Rainfall Measurements
Rainfall is measured in inches (or millimeters) per hour. Any flat-bottomed, vertically sided container can be used as a rain gauge.
Rainfall rate is classified as
- Trace - less than 0.01 inches per hour
- Light - between 0.01 and 0.1 inches per hour
- Moderate - between 0.1 and 0.3 inches per hour
- Heavy - greater than 0.3 inches per hour
19.Snowfall
Snowfall is measured in one of two ways. (1)Either the depth of the snow, or (2) the depth of the liquid water content.
- Liquid water content is measured by melting the snow and then measuring the height of the resulting water.

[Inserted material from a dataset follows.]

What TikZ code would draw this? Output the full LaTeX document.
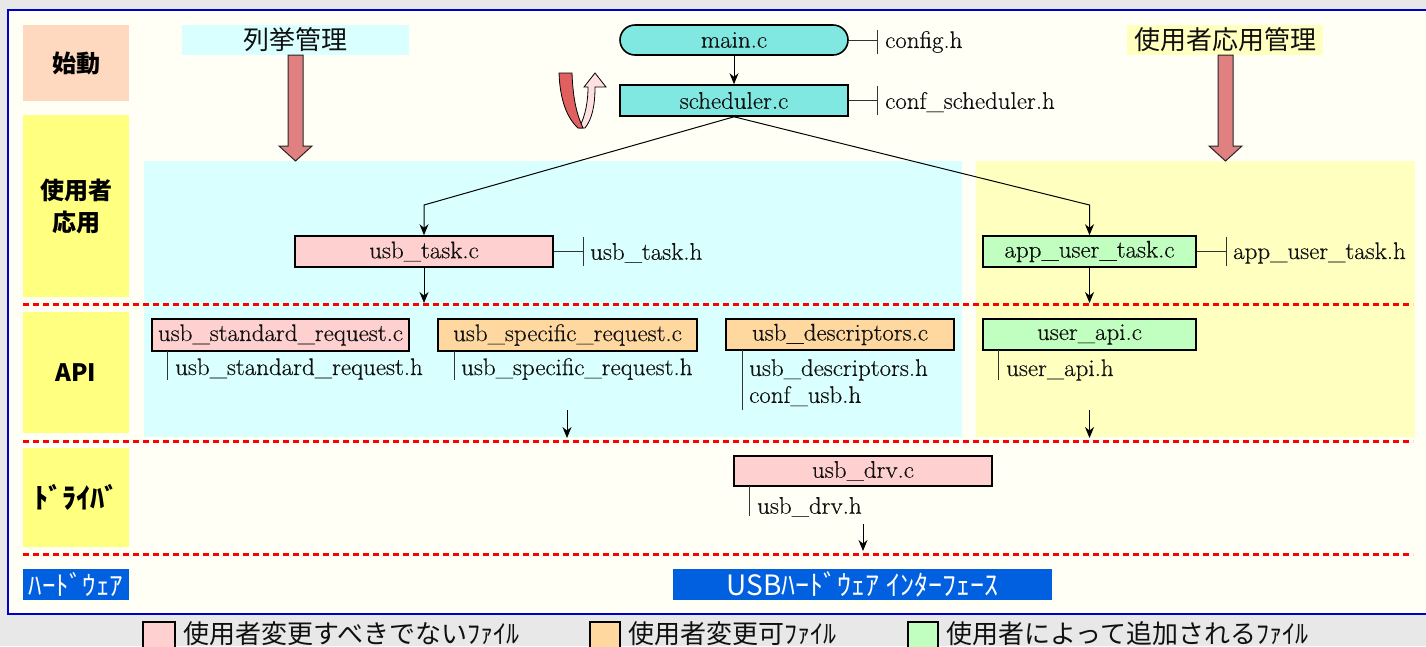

- On average, 10 inches of snow is equivalent to 1 inch of rain. But, heavier snow has more water, and light, powdery snow has less water.
The temperature at which the snowflakes formed determines how much water they contain.
Synoptic Patterns Related to Clouds and Precipitation
- Cyclones (Low Pressure Systems) - large comma shaped cloud and precipitation patterns
- Fronts
- Warm - large shield ahead of warm front
- Cold - narrow band along cold front.
- We also must consider the role of High Pressure Systems
Weather Modification
- Cloud seeding and cloud/fog dispersal
- Attempts have been made to "seed" cold clouds with dry ice or silver iodide crystals in order to enhance the Bergeron process.
- This is done to either enhance precipitation, or to disperse fog.
- It can be somewhat successful on a small scale (such as trying to clear fog at an airport).
- Warm clouds are seeded with salt particles in an effort to get a few large drops to form to initiate the collision-coalescence process.
- Inadvertent weather modification occurs when man's activities seed clouds. There is evidence that this is occurring near industrial areas.
- The jury is still out on how effective cloud seeding is. There are also legal and ethical issues involved.
- Fog dispersal can also be accomplished for some low-lying fogs through the use of large fans (aircraft propellers or exhaust) and/or heating the runway area.
- Hail suppression
- Hail suppression is also done through seeding processes.
- Frost prevention
- Turbines, heaters, and water spray are all used to prevent frost damage to crops
- Inadvertent - urban weather modification
- Pollution affects modify both temperature and precipitation patterns
- Urbanization (converting forests to parking lots and buildings) affect precipitation patterns, the water cycle and temperatures.